Professor Harald Jähner, a German cultural historian, became well known in the English-speaking world as the author of a best-seller about post-war Germany, Aftermath: Life in the Fallout of the Third Reich, 1945–1955 (2021). Now he has published another remarkable book, Höhenrausch. This book, so far available only in German, deals with the hedonistic, turbulent years of the Weimar Republic. Given the success of his first book, I expect it to be published before long in English.
The history of the short-lived Weimar Republic (1918 to 1933), Jähner justifiably complains, is always described from the hindsight standpoint of the Nazi takeover, as if that outcome had been inevitable. In this book, through quotes from diarists, letter-writers, film-makers, journalists, song-writers, cabaret performers and novelists, the facts and feelings are retold as they appeared to observers at the time. The name Hitler thus appears in a substantial context for the first time only after 74 per cent of the text, namely when we read about the growing brutality of the storm-troopers during the incipient Depression.

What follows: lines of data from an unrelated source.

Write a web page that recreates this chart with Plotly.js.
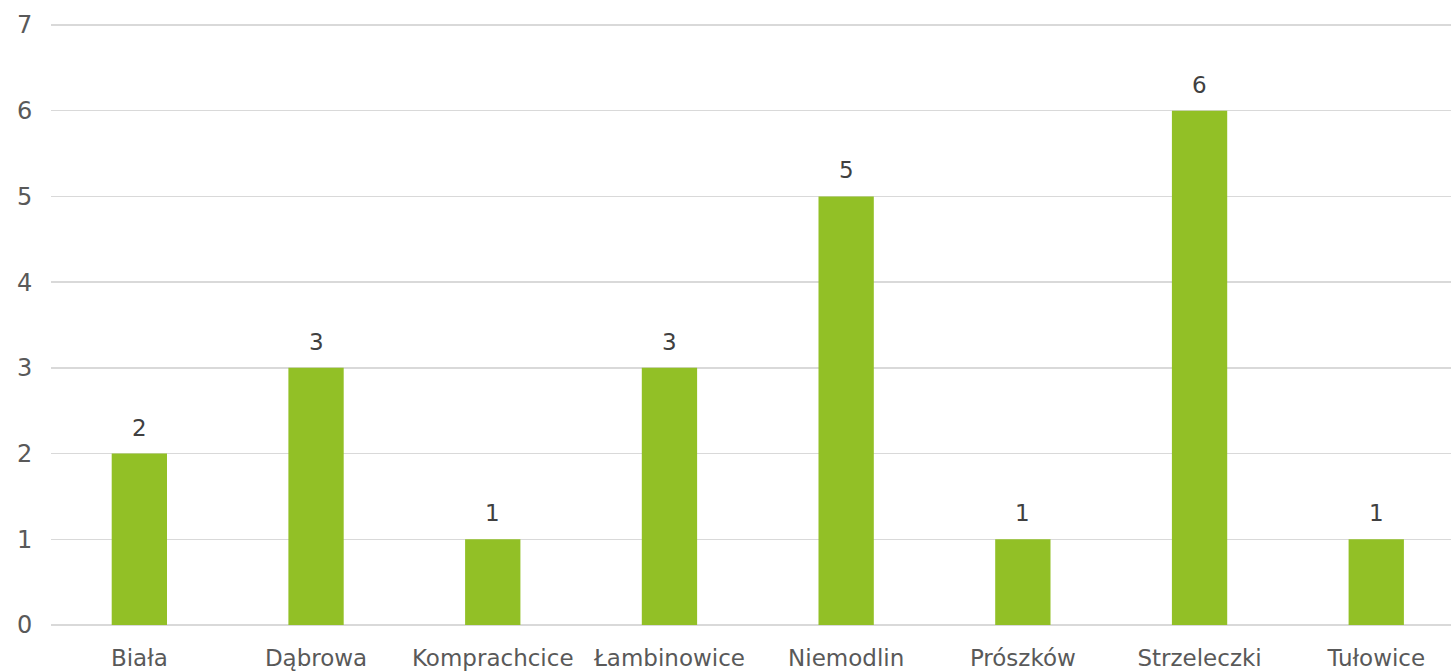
<!DOCTYPE html>
<html><head><meta charset="utf-8">
<script src="https://cdn.plot.ly/plotly-3.0.1.min.js"></script>
<style>html,body{margin:0;padding:0;background:#fff}#c{width:1451px;height:672px}</style>
</head><body><div id="c"></div>
<script>
const categories = ["Biała","Dąbrowa","Komprachcice","Łambinowice","Niemodlin","Prószków","Strzeleczki","Tułowice"];
const values = [2,3,1,3,5,1,6,1];
const yTicks = [0,1,2,3,4,5,6,7];

const FONT = 'DejaVu Sans';
const trace = {
  type: 'bar',
  x: categories,
  y: values,
  width: 0.313,
  marker: {color: '#92c026'},
  hoverinfo: 'none'
};
const annotations = categories.map((c, i) => ({
  x: c, y: values[i], xref: 'x', yref: 'y',
  text: String(values[i]), showarrow: false,
  yanchor: 'bottom', yshift: 11,
  font: {family: FONT, size: 23, color: '#404040'}
}));
const layout = {
  width: 1451, height: 672,
  margin: {l: 51, r: 0, t: 22, b: 47},
  paper_bgcolor: '#fff', plot_bgcolor: '#fff',
  showlegend: false,
  font: {family: FONT, size: 23, color: '#595959'},
  annotations: annotations,
  xaxis: {
    type: 'category',
    range: [-0.5, 7.423],
    showgrid: false, zeroline: false,
    showline: false,
    ticks: 'outside', ticklen: 12, tickcolor: 'rgba(0,0,0,0)',
    tickfont: {family: FONT, size: 23, color: '#595959'}
  },
  yaxis: {
    range: [0, 7.035],
    tickvals: yTicks,
    ticktext: yTicks.map(String),
    showgrid: true, gridcolor: '#d9d9d9', gridwidth: 1.3,
    zeroline: true, zerolinecolor: '#d9d9d9', zerolinewidth: 1.5,
    ticks: 'outside', ticklen: 13, tickcolor: 'rgba(0,0,0,0)',
    tickfont: {family: FONT, size: 24, color: '#595959'}
  }
};
Plotly.newPlot('c', [trace], layout, {displayModeBar: false, staticPlot: true});
</script></body></html>
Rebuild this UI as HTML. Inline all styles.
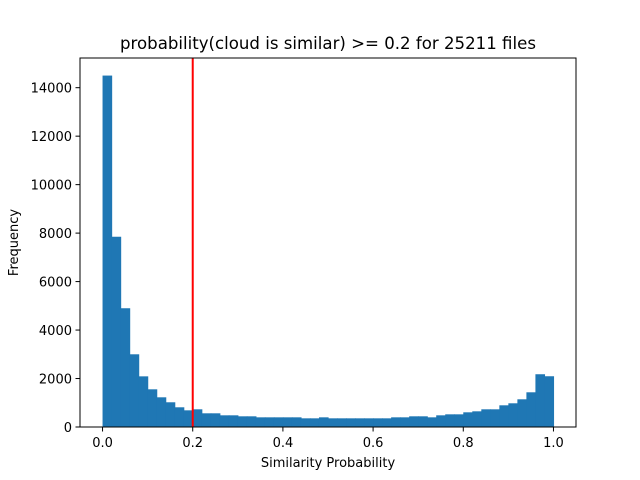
<!DOCTYPE html>
<html><head><meta charset="utf-8"><style>
body{margin:0;background:#fff;}
svg{display:block;font-family:"DejaVu Sans","Liberation Sans",sans-serif;}
</style></head><body>
<svg id="chart" width="640" height="480" xmlns="http://www.w3.org/2000/svg"></svg>
<script>
const binStart = 0.0;
const binWidth = 0.02;
const counts = [14500,7850,4900,3000,2090,1555,1225,1020,813,688,730,565,565,482,482,441,441,399,399,399,399,399,358,358,399,358,358,358,358,358,358,358,399,399,441,441,399,482,523,523,606,647,730,730,895,978,1143,1432,2177,2094];
const xTicks = [0.0,0.2,0.4,0.6,0.8,1.0];
const xTickLabels = ["0.0","0.2","0.4","0.6","0.8","1.0"];
const yTicks = [0,2000,4000,6000,8000,10000,12000,14000];
const yTickLabels = ["0","2000","4000","6000","8000","10000","12000","14000"];
const threshold = [0.2];

const svg = document.getElementById('chart');
const NS = 'http://www.w3.org/2000/svg';
const L=80,R=576,T=58,B=427;
const xmin=-0.05,xmax=1.05,ymax=15225;
const X=v=>L+(v-xmin)/(xmax-xmin)*(R-L);
const Y=v=>B-v/ymax*(B-T);
function mk(tag,attrs){const e=document.createElementNS(NS,tag);for(const k in attrs)e.setAttribute(k,attrs[k]);svg.appendChild(e);return e;}

counts.forEach((c,i)=>{
  const x0=X(binStart+i*binWidth), x1=X(binStart+(i+1)*binWidth);
  const r=mk('rect',{x:x0,y:Y(c),width:x1-x0+0.6,height:Y(0)-Y(c),fill:'#1f77b4'});
  
  
});
threshold.forEach(t=>{
  const l=mk('line',{x1:X(t),x2:X(t),y1:T,y2:B,stroke:'#ff0000','stroke-width':2});
  
  
});
const frame=mk('rect',{x:L,y:T,width:R-L,height:B-T,fill:'none',stroke:'#000','stroke-width':1});


xTicks.forEach((v,i)=>{
  mk('line',{x1:X(v),x2:X(v),y1:B,y2:B+4.5,stroke:'#000','stroke-width':1});
  const t=mk('text',{x:X(v),y:B+20,'text-anchor':'middle','font-size':13});
  t.textContent=xTickLabels[i];
  
  
});
yTicks.forEach((v,i)=>{
  mk('line',{x1:L-4.5,x2:L,y1:Y(v),y2:Y(v),stroke:'#000','stroke-width':1});
  const t=mk('text',{x:L-8,y:Y(v)+5,'text-anchor':'end','font-size':13});
  t.textContent=yTickLabels[i];
  
  
});
const xt=mk('text',{x:(L+R)/2,y:467,'text-anchor':'middle','font-size':13});
xt.textContent='Similarity Probability';


const yt=mk('text',{x:18,y:(T+B)/2,'text-anchor':'middle','font-size':13,transform:'rotate(-90 18 '+((T+B)/2)+')'});
yt.textContent='Frequency';


const tt=mk('text',{x:(L+R)/2,y:49,'text-anchor':'middle','font-size':16.6});
tt.textContent='probability(cloud is similar) >= 0.2 for 25211 files';


</script>
</body></html>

The Great War ended with the signature of the armistice on November 11, 1918, at Compiègne near Paris by a new, non-imperial government in Berlin. Most German soldiers were still entrenched outside the territory of the Reich. Now, many returned home convinced that they had been betrayed. The defeat was a sudden, abstract event, the result of a short negotiation in a faraway place. Many returned servicemen resented not only the social-democratic “peace mongers”, but also the wartime emancipation of women. Many among them detested the new republic, whose democratic constitution had been negotiated in a theatre at Weimar, as “Red Berlin” was deemed too dangerous. Some 400,000 of these humiliated soldiers remained in more-or-less organised units (Freikorps), while the communists were certain that the momentum of the Russian revolution would now sweep westward. They preached and practised violence to promote their cause.
The new republic’s social-democratic (SPD) government sought help from returned servicemen to fight the communist threat. And fight they did. The communist leaders Karl Liebknecht and the effervescent Rosa Luxemburg (originally Rozalia Luksenburg) were among the more than 1200 people murdered by the Freikorps. The communists of course engaged in the same sort of extreme cancel culture.